Tumbling Doll of Flesh (肉だるま, "Niku Daruma") is a 1998 Japanese pornographic splatter horror film written and directed by Tamakichi Anaru. The film is noted for its very extreme content and gory imagery.

== Plot ==
Shown almost entirely through a stationary camera and a handheld one, the film follows Kana and Kiku, performers hired by two men to appear in an amateur pornographic film. The first parts show Kiku sucking Kana’s vagina. Then she sucks his penis after. After that, they begin having sex on camera. Once the first shoot ends, the directors, with kiku and kana celebrate the first shoot. After getting back to doing another one, the shoot incorporates BDSM acts. Kana’s anus gets gently lubed by a director while she is tied and Kiku is stimulating her vagina with a dildo. Then, another dildo goes inside her anus. She whines in discomfort and wriggles against the ropes. After that, wax play is done on her. Once the wax drips onto her buttocks, she cries out with every drop falling. Then she gets hit with a flogger repeatedly. After that, her anus gets lubed again to prepare her for an enema. Once the nozzle gets in, she sits up through the ropes after a few seconds of the enema. Disturbed by the escalation, Kana gets untied. She wears her clothing and while she is tying her shoes, she gets hit with a baseball bat. Her unconscious body then gets stripped and tied.

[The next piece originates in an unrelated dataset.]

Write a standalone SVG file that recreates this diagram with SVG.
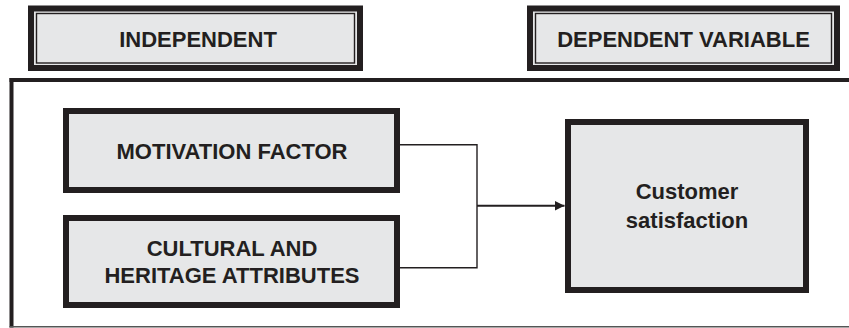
<svg xmlns="http://www.w3.org/2000/svg" width="849" height="328" viewBox="0 0 849 328">
<style>
.hdr{fill:#e6e7e8;stroke:#231f20;stroke-width:6}
.hin{fill:none;stroke:#231f20;stroke-width:1.4}
.node{fill:#e6e7e8;stroke:#231f20;stroke-width:6}
.t{font-family:"Liberation Sans",Arial,sans-serif;font-weight:bold;font-size:22px;fill:#231f20;text-anchor:middle}
.conn{fill:none;stroke:#231f20;stroke-width:1.4}
</style>
<defs>
<marker id="arr" markerWidth="10" markerHeight="10" refX="9.5" refY="5" orient="auto" markerUnits="userSpaceOnUse">
<path d="M0,0.3 L9.5,5 L0,9.7 Z" fill="#231f20"/>
</marker>
</defs>
<rect width="849" height="328" fill="#ffffff"/>
<g id="frame">
<line x1="9.5" y1="80" x2="849" y2="80" stroke="#231f20" stroke-width="4"/>
<line x1="11.5" y1="78" x2="11.5" y2="327.5" stroke="#231f20" stroke-width="4"/>
<line x1="9.5" y1="326.7" x2="849" y2="326.7" stroke="#555" stroke-width="1.6"/>
</g>
<g id="independent">
<rect class="hdr" x="31" y="8.5" width="329" height="59.5"/>
<rect class="hin" x="36.5" y="13.5" width="318" height="49.5"/>
<text class="t" x="198" y="46.5">INDEPENDENT</text>
</g>
<g id="dependent">
<rect class="hdr" x="530" y="8.5" width="307" height="59.5"/>
<rect class="hin" x="535.5" y="13.5" width="296" height="49.5"/>
<text class="t" x="683.5" y="46.5">DEPENDENT VARIABLE</text>
</g>
<g id="motivation">
<rect class="node" x="66" y="111" width="331" height="79"/>
<text class="t" x="232" y="159">MOTIVATION FACTOR</text>
</g>
<g id="cultural">
<rect class="node" x="66" y="218" width="331" height="87"/>
<text class="t" x="232" y="255.5">CULTURAL AND</text>
<text class="t" x="232" y="283">HERITAGE ATTRIBUTES</text>
</g>
<g id="satisfaction">
<rect class="node" x="568" y="122" width="238" height="168"/>
<text class="t" x="687" y="199">Customer</text>
<text class="t" x="687" y="228">satisfaction</text>
</g>
<g id="connectors">
<polyline class="conn" points="400,144.7 477,144.7 477,267.7 400,267.7"/>
<line x1="477" y1="205.7" x2="564.5" y2="205.7" stroke="#231f20" stroke-width="2" marker-end="url(#arr)"/>
</g>
</svg>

Kiku sexually assaults Kana while the director tortures and severely mutilates her, using drugs to keep her conscious. Kana is eventually killed. The director then turns on Kiku, attacking and killing him before making a telephone call, while the cameraman continues recording the bodies of both performers.

== Cast ==

- Kanako Ooba as Kana
- Kikurin as Kiku
- Tamakichi Anaru as Snuff Video Director
- Yuuji Kitano as Snuff Video Cameraman

== Alternate titles ==

- Judge for Yourself
- Niku Daruma
- Psycho
- Psycho: The Snuff Files
- Psycho: The Snuff Reels

== Reception ==

The film was regarded as being "as savage and brutal as they come" and further deemed "enough to make even the most hardcore horror/slasher fanatic go nauseous" by Prarthito Maity of the International Business Times.